> Given task: Search the listing for "page" and copy every line where it appears.

> Data rows:
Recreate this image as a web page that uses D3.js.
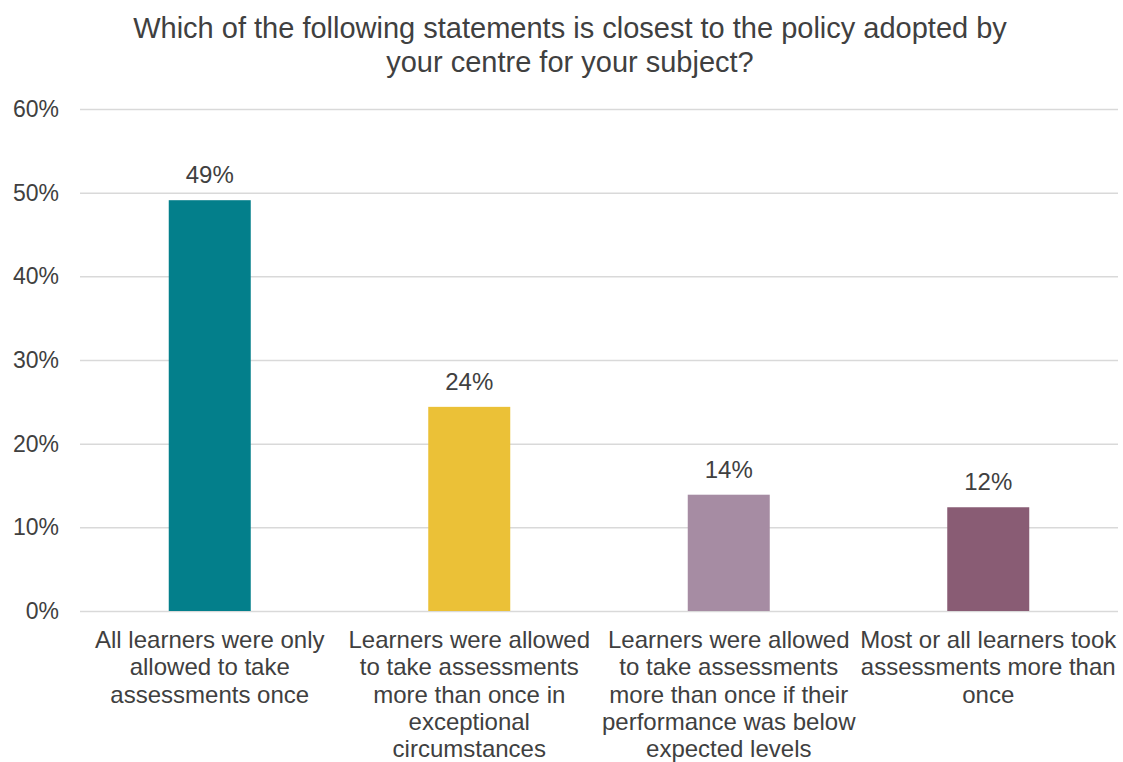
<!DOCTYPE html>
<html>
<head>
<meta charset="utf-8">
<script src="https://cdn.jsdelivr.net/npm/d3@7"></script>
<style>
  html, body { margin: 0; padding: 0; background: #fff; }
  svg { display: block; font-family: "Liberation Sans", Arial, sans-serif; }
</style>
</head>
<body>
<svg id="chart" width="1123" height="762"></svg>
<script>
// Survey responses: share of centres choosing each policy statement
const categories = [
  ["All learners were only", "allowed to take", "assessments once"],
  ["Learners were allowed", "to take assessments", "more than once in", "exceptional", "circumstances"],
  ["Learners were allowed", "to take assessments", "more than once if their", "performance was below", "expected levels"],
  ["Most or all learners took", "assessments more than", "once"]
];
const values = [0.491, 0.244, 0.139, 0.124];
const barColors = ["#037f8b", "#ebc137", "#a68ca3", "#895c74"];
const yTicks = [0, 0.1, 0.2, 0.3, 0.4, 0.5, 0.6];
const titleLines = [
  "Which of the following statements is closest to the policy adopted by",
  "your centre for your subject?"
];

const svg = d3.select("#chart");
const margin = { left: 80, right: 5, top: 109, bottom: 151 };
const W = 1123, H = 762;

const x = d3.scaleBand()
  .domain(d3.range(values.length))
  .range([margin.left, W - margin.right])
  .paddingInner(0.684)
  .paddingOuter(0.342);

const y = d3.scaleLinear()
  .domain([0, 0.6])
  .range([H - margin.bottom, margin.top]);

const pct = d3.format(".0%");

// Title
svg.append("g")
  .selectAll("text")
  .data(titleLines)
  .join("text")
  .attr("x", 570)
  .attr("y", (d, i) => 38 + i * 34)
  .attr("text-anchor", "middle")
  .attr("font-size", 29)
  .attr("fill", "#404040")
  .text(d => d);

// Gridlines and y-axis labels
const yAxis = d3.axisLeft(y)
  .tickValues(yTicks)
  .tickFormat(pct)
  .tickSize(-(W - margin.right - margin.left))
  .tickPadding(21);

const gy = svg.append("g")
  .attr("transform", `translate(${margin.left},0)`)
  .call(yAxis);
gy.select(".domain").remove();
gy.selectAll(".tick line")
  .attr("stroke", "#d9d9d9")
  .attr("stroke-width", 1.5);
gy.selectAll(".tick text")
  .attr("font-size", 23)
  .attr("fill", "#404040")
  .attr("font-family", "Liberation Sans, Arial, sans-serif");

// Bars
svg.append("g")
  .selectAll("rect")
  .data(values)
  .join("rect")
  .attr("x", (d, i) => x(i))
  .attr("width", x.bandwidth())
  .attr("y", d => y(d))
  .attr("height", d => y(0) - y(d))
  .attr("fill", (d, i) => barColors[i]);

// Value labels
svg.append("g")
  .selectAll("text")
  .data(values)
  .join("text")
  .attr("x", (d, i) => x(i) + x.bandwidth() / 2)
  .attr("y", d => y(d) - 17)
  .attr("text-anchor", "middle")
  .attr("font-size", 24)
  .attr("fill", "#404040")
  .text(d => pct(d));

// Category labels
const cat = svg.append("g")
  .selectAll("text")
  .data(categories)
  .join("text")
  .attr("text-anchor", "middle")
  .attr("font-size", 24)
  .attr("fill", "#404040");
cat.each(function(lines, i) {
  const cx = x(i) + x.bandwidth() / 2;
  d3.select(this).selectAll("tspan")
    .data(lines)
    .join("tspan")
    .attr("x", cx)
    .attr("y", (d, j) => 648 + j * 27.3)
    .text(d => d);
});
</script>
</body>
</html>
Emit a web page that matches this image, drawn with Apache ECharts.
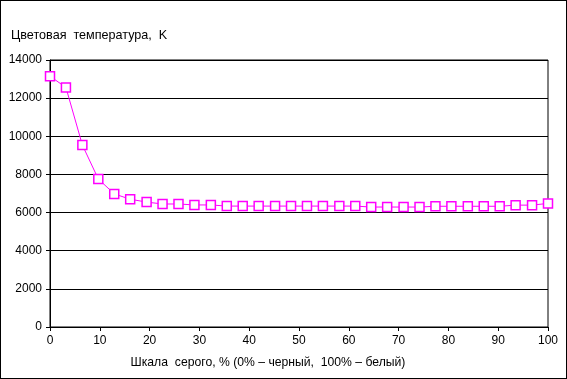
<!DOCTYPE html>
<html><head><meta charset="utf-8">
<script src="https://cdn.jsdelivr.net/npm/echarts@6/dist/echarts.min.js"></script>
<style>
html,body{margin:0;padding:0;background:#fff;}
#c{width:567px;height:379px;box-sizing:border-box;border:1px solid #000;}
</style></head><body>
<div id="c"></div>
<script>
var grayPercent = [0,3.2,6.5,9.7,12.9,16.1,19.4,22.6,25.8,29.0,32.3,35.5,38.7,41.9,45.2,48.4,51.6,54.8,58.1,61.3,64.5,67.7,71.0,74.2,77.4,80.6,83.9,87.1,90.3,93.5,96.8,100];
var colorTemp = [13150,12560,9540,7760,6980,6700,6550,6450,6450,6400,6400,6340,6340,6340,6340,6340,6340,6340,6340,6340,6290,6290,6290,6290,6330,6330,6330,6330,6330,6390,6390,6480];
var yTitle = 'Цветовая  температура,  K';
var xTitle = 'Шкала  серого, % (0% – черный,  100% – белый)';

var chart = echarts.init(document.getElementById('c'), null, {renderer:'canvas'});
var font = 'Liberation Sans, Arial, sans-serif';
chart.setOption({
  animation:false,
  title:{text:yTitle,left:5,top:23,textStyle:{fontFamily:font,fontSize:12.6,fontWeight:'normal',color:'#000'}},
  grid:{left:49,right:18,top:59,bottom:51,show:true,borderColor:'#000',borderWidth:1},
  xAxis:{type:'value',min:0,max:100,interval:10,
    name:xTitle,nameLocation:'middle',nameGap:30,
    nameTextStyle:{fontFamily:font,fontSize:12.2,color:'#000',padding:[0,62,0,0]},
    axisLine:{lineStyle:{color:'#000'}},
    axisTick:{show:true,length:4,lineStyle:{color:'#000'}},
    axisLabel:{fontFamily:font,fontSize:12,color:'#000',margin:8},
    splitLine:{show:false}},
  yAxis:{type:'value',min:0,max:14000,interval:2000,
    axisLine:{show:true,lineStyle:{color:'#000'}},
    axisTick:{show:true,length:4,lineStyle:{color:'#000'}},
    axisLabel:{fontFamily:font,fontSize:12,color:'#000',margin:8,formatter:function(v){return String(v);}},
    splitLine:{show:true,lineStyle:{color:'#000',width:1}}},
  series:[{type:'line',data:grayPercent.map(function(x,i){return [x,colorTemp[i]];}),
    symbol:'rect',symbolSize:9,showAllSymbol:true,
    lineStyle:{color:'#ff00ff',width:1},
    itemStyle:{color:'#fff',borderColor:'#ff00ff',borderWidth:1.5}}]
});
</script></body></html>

> Response to the task:
Recreate this image as a web page that uses D3.js.
Emit a web page that matches this image, drawn with Apache ECharts.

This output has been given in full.